The origin of the story of the Amazons has been the subject of much discussion. While some regard them as a purely mythical people, others assume an historical foundation for them. The deities worshipped by them were Ares (who is consistently assigned to them as a god of war, and as a god of Thracian and generally northern origin) and Artemis, not the usual Greek goddess of that name, but an Asiatic deity in some respects her equivalent. It is conjectured that the Amazons were originally the temple-servants and priestesses (hierodulae) of this goddess; and that the removal of the breast corresponded with the self-mutilation of the galli, or priests, of Rhea Cybele. Another theory is that, as the knowledge of geography extended, travellers brought back reports of tribes ruled entirely by women, who carried out the duties which elsewhere were regarded as peculiar to man, in whom alone the rights of nobility and inheritance were vested, and who had the supreme control of affairs. Hence arose the belief in the Amazons as a nation of female warriors, organized and governed entirely by women. According to J. Vürtheim (De Ajacis origine, 1907), the Amazons were of Greek origin: “all the Amazons were Dianas, as Diana herself was an Amazon.” It has been suggested that the fact of the conquest of the Amazons being assigned to the two famous heroes of Greek mythology, Heracles and Theseus—who in the tasks assigned to them were generally opposed to monsters and beings impossible in themselves, but possible as illustrations of permanent danger and damage,—shows that they were mythical illustrations of the dangers which beset the Greeks on the coasts of Asia Minor; rather perhaps, it may be intended to represent the conflict between the Greek culture of the colonies on the Euxine and the barbarism of the native inhabitants.

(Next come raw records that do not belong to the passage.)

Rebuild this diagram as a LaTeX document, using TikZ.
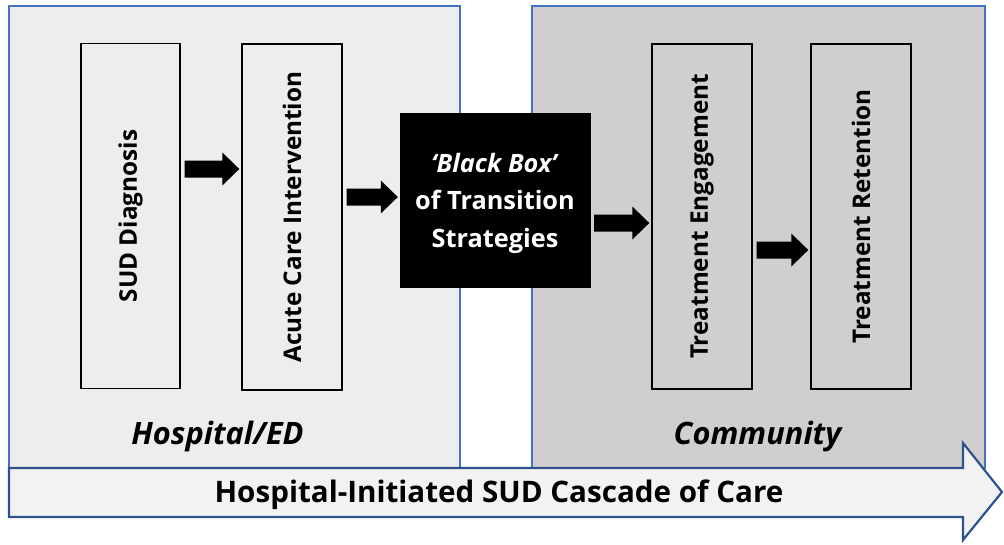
\documentclass[tikz,border=0pt]{standalone}
\usepackage{fontspec}
\setmainfont{Open Sans}
\usetikzlibrary{calc}
\definecolor{panelL}{HTML}{EDEDED}
\definecolor{panelR}{HTML}{D0CECE}
\definecolor{arrowfill}{HTML}{F2F2F2}
\definecolor{panelline}{HTML}{4472C4}
\definecolor{arrowline}{HTML}{2F528F}
\newcommand\blkarrow[2]{%
  \fill[black] let \p1=(#1), \p2=(#2) in
    (\x1+4pt,\y1+8.5pt) -- (\x2-19pt,\y1+8.5pt) -- (\x2-19pt,\y1+16.5pt)
    -- (\x2-2pt,\y1) -- (\x2-19pt,\y1-16.5pt) -- (\x2-19pt,\y1-8.5pt)
    -- (\x1+4pt,\y1-8.5pt) -- cycle;}
\tikzset{
  panel/.style={draw=panelline, line width=1.3pt},
  stagebox/.style={draw=black, line width=1.4pt, inner sep=0pt},
  stagetext/.style={rotate=90, font=\fontsize{24.3}{30}\selectfont\bfseries},
  panellabel/.style={anchor=base, font=\fontsize{30.8}{36}\selectfont\bfseries\itshape},
}
\begin{document}
\begin{tikzpicture}[x=1pt,y=-1pt]
\useasboundingbox (0,0) rectangle (1004,544);
% panels
\draw[panel, fill=panelL] (9,6) rectangle (460,468);
\draw[panel, fill=panelR] (532,6) rectangle (985,468);
% stage boxes
\node[stagebox, minimum width=99pt, minimum height=345pt] (s1) at (130.5,216) {};
\node[stagebox, minimum width=100pt, minimum height=346pt] (s2) at (292,217) {};
\node[stagebox, minimum width=100pt, minimum height=345pt] (s3) at (702,216.5) {};
\node[stagebox, minimum width=100pt, minimum height=345pt] (s4) at (861,216.5) {};
\node[stagetext] (t1) at (s1) {SUD Diagnosis};
\node[stagetext] (t2) at (s2) {Acute Care Intervention};
\node[stagetext] (t3) at (s3) {Treatment Engagement};
\node[stagetext] (t4) at (s4) {Treatment Retention};
% black box
\node[fill=black, draw=black, minimum width=190pt, minimum height=174pt, inner sep=0pt] (bb) at (495,200) {};
\node[text=white, align=center, font=\fontsize{25.3}{37.5}\selectfont\bfseries] (bbt) at ([yshift=-3pt]bb.center)
      {\textit{‘Black Box’}\\of Transition\\Strategies};
% block arrows
\coordinate (y1) at (0,169);
\coordinate (y2) at (0,197);
\coordinate (y3) at (0,223);
\coordinate (y4) at (0,250);
\blkarrow{s1.east |- y1}{s2.west}
\blkarrow{s2.east |- y2}{bb.west}
\blkarrow{bb.east |- y3}{s3.west}
\blkarrow{s3.east |- y4}{s4.west}
% panel labels
\node[panellabel] (hl) at (217.5,444) {Hospital/ED};
\node[panellabel] (cl) at (757.5,444) {Community};
% cascade arrow
\draw[draw=arrowline, fill=arrowfill, line width=2.2pt, line join=miter]
  (9,468) -- (963,468) -- (963,443) -- (1002,492) -- (963,540) -- (963,517) -- (9,517) -- cycle;
\node[anchor=base, font=\fontsize{29.6}{36}\selectfont\bfseries] (cas) at (499,502)
  {Hospital-Initiated SUD Cascade of Care};
\end{tikzpicture}
\end{document}
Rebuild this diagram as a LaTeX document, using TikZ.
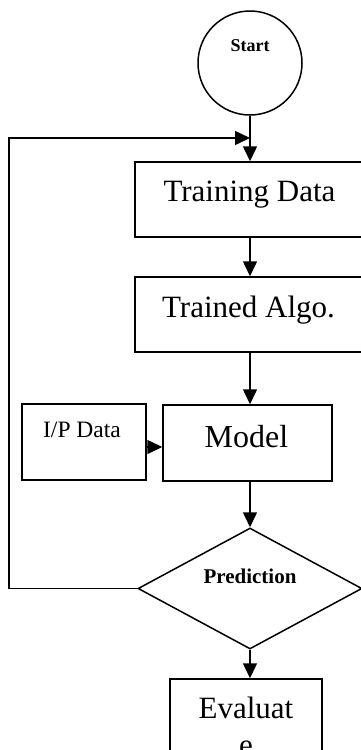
\documentclass[tikz,border=0pt]{standalone}
\usepackage{fontspec}
\setmainfont{Liberation Serif}
\usetikzlibrary{arrows.meta,shapes.geometric}
\begin{document}
\begin{tikzpicture}[x=1pt,y=-1pt,
  line width=1.5pt,
  box/.style={draw, rectangle, inner sep=0pt, line width=1.5pt},
  arr/.style={-{Triangle[length=15pt,width=14pt]}, line width=1.5pt},
  txt/.style={inner sep=0pt, anchor=base},
  bigtxt/.style={txt, font=\fontsize{31}{37}\selectfont},
]
\useasboundingbox (0,0) rectangle (361,750);
\clip (0,0) rectangle (361,750);

% shapes
\node[draw, circle, minimum size=104pt, inner sep=0pt] (start) at (250,63) {};
\node[box, minimum width=240pt, minimum height=75pt] (train) at (255,199.5) {};
\node[box, minimum width=240pt, minimum height=75pt] (algo) at (255,314.5) {};
\node[box, minimum width=169pt, minimum height=76pt] (model) at (247.5,443) {};
\node[box, minimum width=124pt, minimum height=76pt] (ip) at (84,442) {};
\node[draw, diamond, aspect=1.85, minimum width=224pt, minimum height=121pt, inner sep=0pt] (pred) at (250,588.5) {};
\node[box, minimum width=152pt, minimum height=141pt] (eval) at (246,749.5) {};

% texts
\node[txt, font=\fontsize{18}{20}\selectfont\bfseries] (startt) at (250,51) {Start};
\node[bigtxt] (traint) at (249.5,201) {Training Data};
\node[bigtxt] (algot) at (248.5,317) {Trained Algo.};
\node[txt, font=\fontsize{32}{37}\selectfont] (modelt) at (246.5,447) {Model};
\node[txt, font=\fontsize{23.5}{26}\selectfont] (ipt) at (82,437) {I/P Data};
\node[txt, font=\fontsize{21}{24}\selectfont\bfseries] (predt) at (250,583) {Prediction};
\node[bigtxt, align=center] (evalt) at (246,755) {Evaluat\\e};

% connectors
\coordinate (join) at (250,138);
\coordinate (fbl) at (9,138);
\draw[arr] (start.south) -- (train.north -| start.south);
\draw[arr] (train.south -| start.south) -- (algo.north -| start.south);
\draw[arr] (algo.south -| start.south) -- (model.north -| start.south);
\draw[arr] (ip.east |- 0,447) -- (model.west |- 0,447);
\draw[arr] (model.south -| pred.north) -- (pred.north);
\draw[arr] (pred.south) -- (eval.north -| pred.south);
\draw[arr] (pred.west) -| (fbl) -- (join);
\end{tikzpicture}
\end{document}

In works of art, combats between Amazons and Greeks are placed on the same level as and often associated with combats of Greeks and centaurs. The belief in their existence, however, having been once accepted and introduced into the national poetry and art, it became necessary to surround them as far as possible with the appearance of not unnatural beings. Their occupation was hunting and war; their arms the bow, spear, axe, a half shield, nearly in the shape of a crescent, called pelta, and in early art a helmet, the model before the Greek mind having apparently been the goddess Athena. In later art they approach the model of Artemis, wearing a thin dress, girt high for speed; while on the later painted vases their dress is often peculiarly Persian—that is, close-fitting trousers and a high cap called the kidaris. They were usually on horseback but sometimes on foot. The battle between Theseus and the Amazons is a favourite subject on the friezes of temples (e.g. the reliefs from the frieze of the temple of Apollo at Bassae, now in the British Museum), vases and sarcophagus reliefs; at Athens it was represented on the shield of the statue of Athena Parthenos, on wall-paintings in the Theseum and in the Poikile Stoa. Many of the sculptors of antiquity, including Pheidias, Polyclitus, Cresilas and Phradmon, executed statues of Amazons; and there are many existing reproductions of these.

The history of Bohemia affords a parallel to the Greek Amazons. During the 8th century a large band of women, under a certain Vlasta, carried on war against the duke of Bohemia, and enslaved or put to death all men who fell into their hands. In the 16th century the Spanish explorer Orellana asserted that he had come into conflict with fighting women in South America on the river Marañon, which was named after them the Amazon (q.v.) or river of the Amazons, although others derive its name from the Indian amassona (boat-destroyer), applied to the tidal phenomenon known as the “bore.” The existence of “Amazons” (in the sense of fighting women) in the army of Dahomey in modern times is an undoubted fact, but they are said to have died out during the French protectorate. For notable cases of women who have become soldiers, reference may be made to Mary Anne Talbot and Hannah Snell.

See A. D. Mordtmann, Die Amazonen (1862); W. Stricker, Die A. in Sage und Geschichte (1868); A. Klügmann, Die A. in der altischen Literatur und Kunst (1875); H. L. Krause, Die Amazonensage (1893); F. G. Bergmann, Les Amazones dans l'histoire et dans la fable (1853); P. Lacour, Les Amazones (1901); articles in Pauly-Wissowa's Realencyclopädie and Roscher's Lexikon der Mythologie; Grote, Hist. of Greece, pt. i. ch. 11. In article Greek Art, fig. 40 represents three types of Amazons, and fig. 70 (pl. iv.) a battle between Amazons and Greeks.